A pesquisa foi coordenada pelo professor Neel U. Sukhatme, da Georgetown University Law Center e Georgetown McCourt School of Public Policy, e por Jay Jenkins, da Texas Criminal Justice Coalition. Eles afirmam que suas equipes examinaram 290.633 casos, que ocorreram de janeiro de 2005 a maio de 2018.

O levantamento foi feito apenas no Condado de Harris, o terceiro mais populoso dos EUA, e que abriga a cidade de Houston. Mas a situação se aplica a todos os estados onde juízes enfrentam custosas campanhas eleitorais para chegar ao cargo.

Nos casos que examinaram, todos os tipos de falhas foram encontrados. Além de perda de prazos, os defensores dativos, sem tempo para cuidar bem dos casos, falharam em conseguir reduções das acusações, trancamento de processos, absolvições possíveis, respostas às alegações de promotores zelosos e em evitar sentenças de prisão. Em um caso, o réu ficou preso por 17 meses por posse de drogas, quando nenhuma droga foi encontrada.

Com o acúmulo de processos, esses defensores dativos ficam em situação parecida a de certas defensorias públicas que, sem verbas e sem profissionais suficientes, mal têm tempo de se familiarizar com os problemas dos réus. No caso dos defensores dativos doadores, eles tentam operar no sistema de “jogo rápido”. E o jogo mais rápido é fazer um acordo de confissão de culpa com a promotoria.

O estudo esclarece que muitos advogados, entre os nomeados defensores dativos, doadores ou não, continuam trabalhando diligentemente em favor dos réus indigentes. Mas argumenta que é impossível entender, logicamente, por que juízes que recebem doações de advogados que representam mal seus clientes continuam a nomeá-los defensores dativos.

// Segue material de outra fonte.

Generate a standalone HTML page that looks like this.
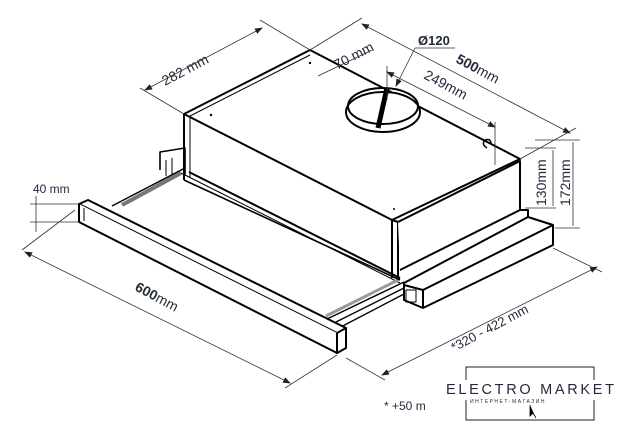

A prática institucionaliza o sistema “pay to play” (pague para jogar), o que é inaceitável, diz o estudo, que apresenta sugestões para mudar esse quadro.

A melhor delas é acabar com eleições para juízes, mas isso não vai acontecer. O sistema é sempre criticado, incluindo porque se sabe que os juízes eleitos poderão, a qualquer momento, ter de julgar seus doadores — ou decidir uma disputa entre um doador e um não doador de campanha.

Outra sugestão seria fortalecer as defensorias públicas, abrindo mais repartições e destinando mais verbas a elas. Uma terceira seria proibir os advogados que fazem doações a representar clientes perante o juiz beneficiado, pelo menos por um certo tempo. Uma quarta recomendação diz respeito à transferência do poder de nomear defensores dativos a um órgão independente, que se encarregaria, entre outras coisas, de manter o rodízio dos advogados nomeados.